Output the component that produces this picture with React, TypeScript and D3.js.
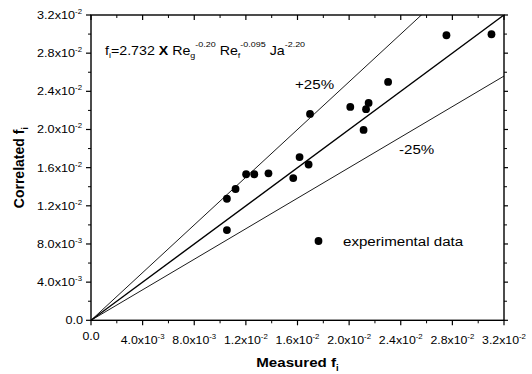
import React from "react";
import * as d3 from "d3";

const measured = [0.02754, 0.03103, 0.02302, 0.02009, 0.02151, 0.02131, 0.01697, 0.02112, 0.01616, 0.01686, 0.01567, 0.01375, 0.01202, 0.01265, 0.0112, 0.01053, 0.01053];
const correlated = [0.02988, 0.02998, 0.02499, 0.02236, 0.02278, 0.02213, 0.02163, 0.01995, 0.01711, 0.01633, 0.01491, 0.01541, 0.01531, 0.01531, 0.01376, 0.01274, 0.00946];
const majorTicks = [0, 0.004, 0.008, 0.012, 0.016, 0.02, 0.024, 0.028, 0.032];
const minorTicks = [0.002, 0.006, 0.01, 0.014, 0.018, 0.022, 0.026, 0.03];
const bandFactors = [1.25, 1, 0.8];

const W = 532, H = 374;
const L = 91, R = 504, T = 15, B = 320.3;
const FONT = "'Liberation Sans', Arial, sans-serif";
const SX = 1.12;

function tickParts(v: number): [string, string] {
  if (v === 0) return ["0.0", ""];
  const e = Math.floor(Math.log10(v) + 1e-9);
  const m = v / Math.pow(10, e);
  return [m.toFixed(1) + "x10", String(e)];
}

function SText(props: { x: number; y: number; anchor?: string; size: number; bold?: boolean; children: any }) {
  return (
    <g transform={`translate(${props.x},${props.y}) scale(${SX},1)`}>
      <text x={0} y={0} fontSize={props.size} fontWeight={props.bold ? "bold" : "normal"} textAnchor={props.anchor || "start"} fill="#000">
        {props.children}
      </text>
    </g>
  );
}

export default function App() {
  const x = d3.scaleLinear().domain([0, 0.032]).range([L, R]);
  const y = d3.scaleLinear().domain([0, 0.032]).range([B, T]);
  const lineGen = (k: number) =>
    d3.line<[number, number]>().x((d) => x(d[0])).y((d) => y(d[1]))([[0, 0], [0.04, 0.04 * k]]) || "";

  return (
    <svg width={W} height={H} style={{ position: "absolute", left: 0, top: 0, background: "#fff" }} fontFamily={FONT}>
      <defs>
        <clipPath id="plotclip">
          <rect x={L} y={T} width={R - L} height={B - T} />
        </clipPath>
      </defs>
      <rect x={0} y={0} width={W} height={H} fill="#fff" />
      <g clipPath="url(#plotclip)">
        {bandFactors.map((k) => (
          <path key={k} d={lineGen(k)} stroke="#000" strokeWidth={k === 1 ? 1.4 : 0.9} fill="none" />
        ))}
      </g>
      <rect x={L} y={T} width={R - L} height={B - T} fill="none" stroke="#000" strokeWidth={1.4} />
      {majorTicks.map((t) => (
        <line key={"bx" + t} x1={x(t)} x2={x(t)} y1={B} y2={B + 5} stroke="#000" strokeWidth={1.2} />
      ))}
      {minorTicks.map((t) => (
        <line key={"bxm" + t} x1={x(t)} x2={x(t)} y1={B} y2={B + 3} stroke="#000" strokeWidth={1} />
      ))}
      {majorTicks.map((t) => (
        <line key={"tx" + t} x1={x(t)} x2={x(t)} y1={T} y2={T + 5} stroke="#000" strokeWidth={1.2} />
      ))}
      {minorTicks.map((t) => (
        <line key={"txm" + t} x1={x(t)} x2={x(t)} y1={T} y2={T + 3} stroke="#000" strokeWidth={1} />
      ))}
      {majorTicks.map((t) => (
        <line key={"ly" + t} x1={L - 5} x2={L} y1={y(t)} y2={y(t)} stroke="#000" strokeWidth={1.2} />
      ))}
      {minorTicks.map((t) => (
        <line key={"lym" + t} x1={L - 3} x2={L} y1={y(t)} y2={y(t)} stroke="#000" strokeWidth={1} />
      ))}
      {majorTicks.map((t) => (
        <line key={"ry" + t} x1={R} x2={R + 4} y1={y(t)} y2={y(t)} stroke="#000" strokeWidth={1.2} />
      ))}
      {minorTicks.map((t) => (
        <line key={"rym" + t} x1={R} x2={R + 3} y1={y(t)} y2={y(t)} stroke="#000" strokeWidth={1} />
      ))}
      {majorTicks.map((t) => {
        const [a, e] = tickParts(t);
        return (
          <SText key={"xl" + t} x={x(t)} y={e ? 343.5 : 340} size={11} anchor="middle">
            {a}
            {e && (
              <tspan fontSize={7} dy={-5}>
                {e}
              </tspan>
            )}
          </SText>
        );
      })}
      {majorTicks.map((t) => {
        const [a, e] = tickParts(t);
        return (
          <SText key={"yl" + t} x={e ? 82 : 83} y={y(t) + 4} size={11.3} anchor="end">
            {a}
            {e && (
              <tspan fontSize={7} dy={-5}>
                {e}
              </tspan>
            )}
          </SText>
        );
      })}
      <SText x={(L + R) / 2} y={367} size={13.5} bold anchor="middle">
        Measured f<tspan fontSize={8.5} dy={4}>i</tspan>
      </SText>
      <text transform={`translate(24,${(T + B) / 2}) rotate(-90)`} fontSize={14} fontWeight="bold" textAnchor="middle" fill="#000">
        Correlated f<tspan fontSize={9} dy={4}>i</tspan>
      </text>
      <SText x={105} y={55} size={12.7}>
        f<tspan fontSize={8} dy={3}>i</tspan>
        <tspan dy={-3}>=2.732 </tspan>
        <tspan fontWeight="bold">X</tspan>
        <tspan> Re</tspan>
        <tspan fontSize={8} dy={3}>g</tspan>
        <tspan fontSize={8} dy={-11}>-0.20</tspan>
        <tspan dy={8}> Re</tspan>
        <tspan fontSize={8} dy={3}>f</tspan>
        <tspan fontSize={8} dy={-11}>-0.095</tspan>
        <tspan dy={8}> Ja</tspan>
        <tspan fontSize={8} dy={-8}>-2.20</tspan>
      </SText>
      <SText x={295} y={89} size={13.5}>+25%</SText>
      <SText x={399} y={154} size={13.5}>-25%</SText>
      {measured.map((m, i) => (
        <circle key={"p" + i} cx={x(m)} cy={y(correlated[i])} r={3.9} fill="#000" />
      ))}
      <circle cx={318.5} cy={241} r={3.9} fill="#000" />
      <SText x={343} y={246} size={13.5}>experimental data</SText>
    </svg>
  );
}
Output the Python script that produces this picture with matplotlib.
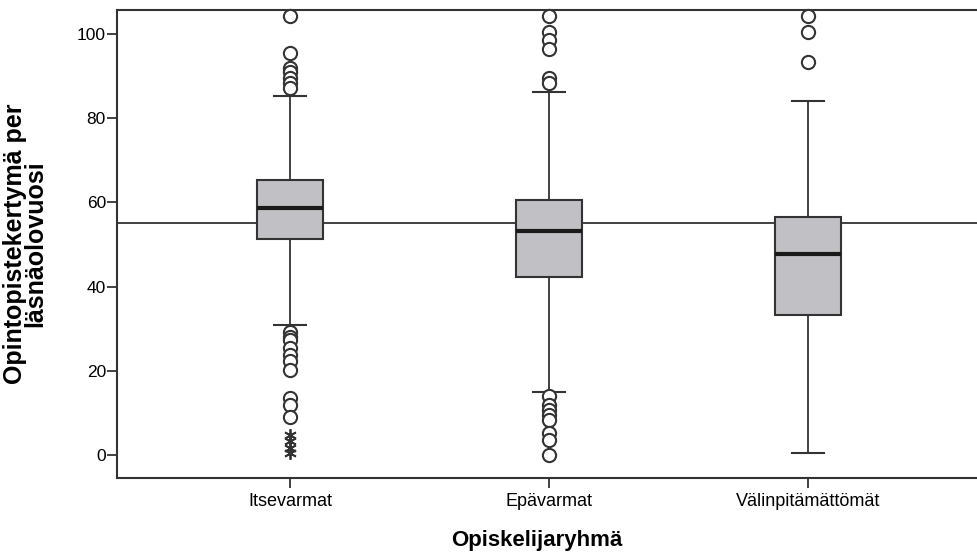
────────────────────────────────────────
### Work to complete
Write out all the entries again, word for word, and print no images.

### Output of the exercise
Output the component that produces this picture with React, TypeScript and D3.js.
import React from "react";
import * as d3 from "d3";

const measured = [0.02754, 0.03103, 0.02302, 0.02009, 0.02151, 0.02131, 0.01697, 0.02112, 0.01616, 0.01686, 0.01567, 0.01375, 0.01202, 0.01265, 0.0112, 0.01053, 0.01053];
const correlated = [0.02988, 0.02998, 0.02499, 0.02236, 0.02278, 0.02213, 0.02163, 0.01995, 0.01711, 0.01633, 0.01491, 0.01541, 0.01531, 0.01531, 0.01376, 0.01274, 0.00946];
const majorTicks = [0, 0.004, 0.008, 0.012, 0.016, 0.02, 0.024, 0.028, 0.032];
const minorTicks = [0.002, 0.006, 0.01, 0.014, 0.018, 0.022, 0.026, 0.03];
const bandFactors = [1.25, 1, 0.8];

const W = 532, H = 374;
const L = 91, R = 504, T = 15, B = 320.3;
const FONT = "'Liberation Sans', Arial, sans-serif";
const SX = 1.12;

function tickParts(v: number): [string, string] {
  if (v === 0) return ["0.0", ""];
  const e = Math.floor(Math.log10(v) + 1e-9);
  const m = v / Math.pow(10, e);
  return [m.toFixed(1) + "x10", String(e)];
}

function SText(props: { x: number; y: number; anchor?: string; size: number; bold?: boolean; children: any }) {
  return (
    <g transform={`translate(${props.x},${props.y}) scale(${SX},1)`}>
      <text x={0} y={0} fontSize={props.size} fontWeight={props.bold ? "bold" : "normal"} textAnchor={props.anchor || "start"} fill="#000">
        {props.children}
      </text>
    </g>
  );
}

export default function App() {
  const x = d3.scaleLinear().domain([0, 0.032]).range([L, R]);
  const y = d3.scaleLinear().domain([0, 0.032]).range([B, T]);
  const lineGen = (k: number) =>
    d3.line<[number, number]>().x((d) => x(d[0])).y((d) => y(d[1]))([[0, 0], [0.04, 0.04 * k]]) || "";

  return (
    <svg width={W} height={H} style={{ position: "absolute", left: 0, top: 0, background: "#fff" }} fontFamily={FONT}>
      <defs>
        <clipPath id="plotclip">
          <rect x={L} y={T} width={R - L} height={B - T} />
        </clipPath>
      </defs>
      <rect x={0} y={0} width={W} height={H} fill="#fff" />
      <g clipPath="url(#plotclip)">
        {bandFactors.map((k) => (
          <path key={k} d={lineGen(k)} stroke="#000" strokeWidth={k === 1 ? 1.4 : 0.9} fill="none" />
        ))}
      </g>
      <rect x={L} y={T} width={R - L} height={B - T} fill="none" stroke="#000" strokeWidth={1.4} />
      {majorTicks.map((t) => (
        <line key={"bx" + t} x1={x(t)} x2={x(t)} y1={B} y2={B + 5} stroke="#000" strokeWidth={1.2} />
      ))}
      {minorTicks.map((t) => (
        <line key={"bxm" + t} x1={x(t)} x2={x(t)} y1={B} y2={B + 3} stroke="#000" strokeWidth={1} />
      ))}
      {majorTicks.map((t) => (
        <line key={"tx" + t} x1={x(t)} x2={x(t)} y1={T} y2={T + 5} stroke="#000" strokeWidth={1.2} />
      ))}
      {minorTicks.map((t) => (
        <line key={"txm" + t} x1={x(t)} x2={x(t)} y1={T} y2={T + 3} stroke="#000" strokeWidth={1} />
      ))}
      {majorTicks.map((t) => (
        <line key={"ly" + t} x1={L - 5} x2={L} y1={y(t)} y2={y(t)} stroke="#000" strokeWidth={1.2} />
      ))}
      {minorTicks.map((t) => (
        <line key={"lym" + t} x1={L - 3} x2={L} y1={y(t)} y2={y(t)} stroke="#000" strokeWidth={1} />
      ))}
      {majorTicks.map((t) => (
        <line key={"ry" + t} x1={R} x2={R + 4} y1={y(t)} y2={y(t)} stroke="#000" strokeWidth={1.2} />
      ))}
      {minorTicks.map((t) => (
        <line key={"rym" + t} x1={R} x2={R + 3} y1={y(t)} y2={y(t)} stroke="#000" strokeWidth={1} />
      ))}
      {majorTicks.map((t) => {
        const [a, e] = tickParts(t);
        return (
          <SText key={"xl" + t} x={x(t)} y={e ? 343.5 : 340} size={11} anchor="middle">
            {a}
            {e && (
              <tspan fontSize={7} dy={-5}>
                {e}
              </tspan>
            )}
          </SText>
        );
      })}
      {majorTicks.map((t) => {
        const [a, e] = tickParts(t);
        return (
          <SText key={"yl" + t} x={e ? 82 : 83} y={y(t) + 4} size={11.3} anchor="end">
            {a}
            {e && (
              <tspan fontSize={7} dy={-5}>
                {e}
              </tspan>
            )}
          </SText>
        );
      })}
      <SText x={(L + R) / 2} y={367} size={13.5} bold anchor="middle">
        Measured f<tspan fontSize={8.5} dy={4}>i</tspan>
      </SText>
      <text transform={`translate(24,${(T + B) / 2}) rotate(-90)`} fontSize={14} fontWeight="bold" textAnchor="middle" fill="#000">
        Correlated f<tspan fontSize={9} dy={4}>i</tspan>
      </text>
      <SText x={105} y={55} size={12.7}>
        f<tspan fontSize={8} dy={3}>i</tspan>
        <tspan dy={-3}>=2.732 </tspan>
        <tspan fontWeight="bold">X</tspan>
        <tspan> Re</tspan>
        <tspan fontSize={8} dy={3}>g</tspan>
        <tspan fontSize={8} dy={-11}>-0.20</tspan>
        <tspan dy={8}> Re</tspan>
        <tspan fontSize={8} dy={3}>f</tspan>
        <tspan fontSize={8} dy={-11}>-0.095</tspan>
        <tspan dy={8}> Ja</tspan>
        <tspan fontSize={8} dy={-8}>-2.20</tspan>
      </SText>
      <SText x={295} y={89} size={13.5}>+25%</SText>
      <SText x={399} y={154} size={13.5}>-25%</SText>
      {measured.map((m, i) => (
        <circle key={"p" + i} cx={x(m)} cy={y(correlated[i])} r={3.9} fill="#000" />
      ))}
      <circle cx={318.5} cy={241} r={3.9} fill="#000" />
      <SText x={343} y={246} size={13.5}>experimental data</SText>
    </svg>
  );
}
Output the Python script that produces this picture with matplotlib.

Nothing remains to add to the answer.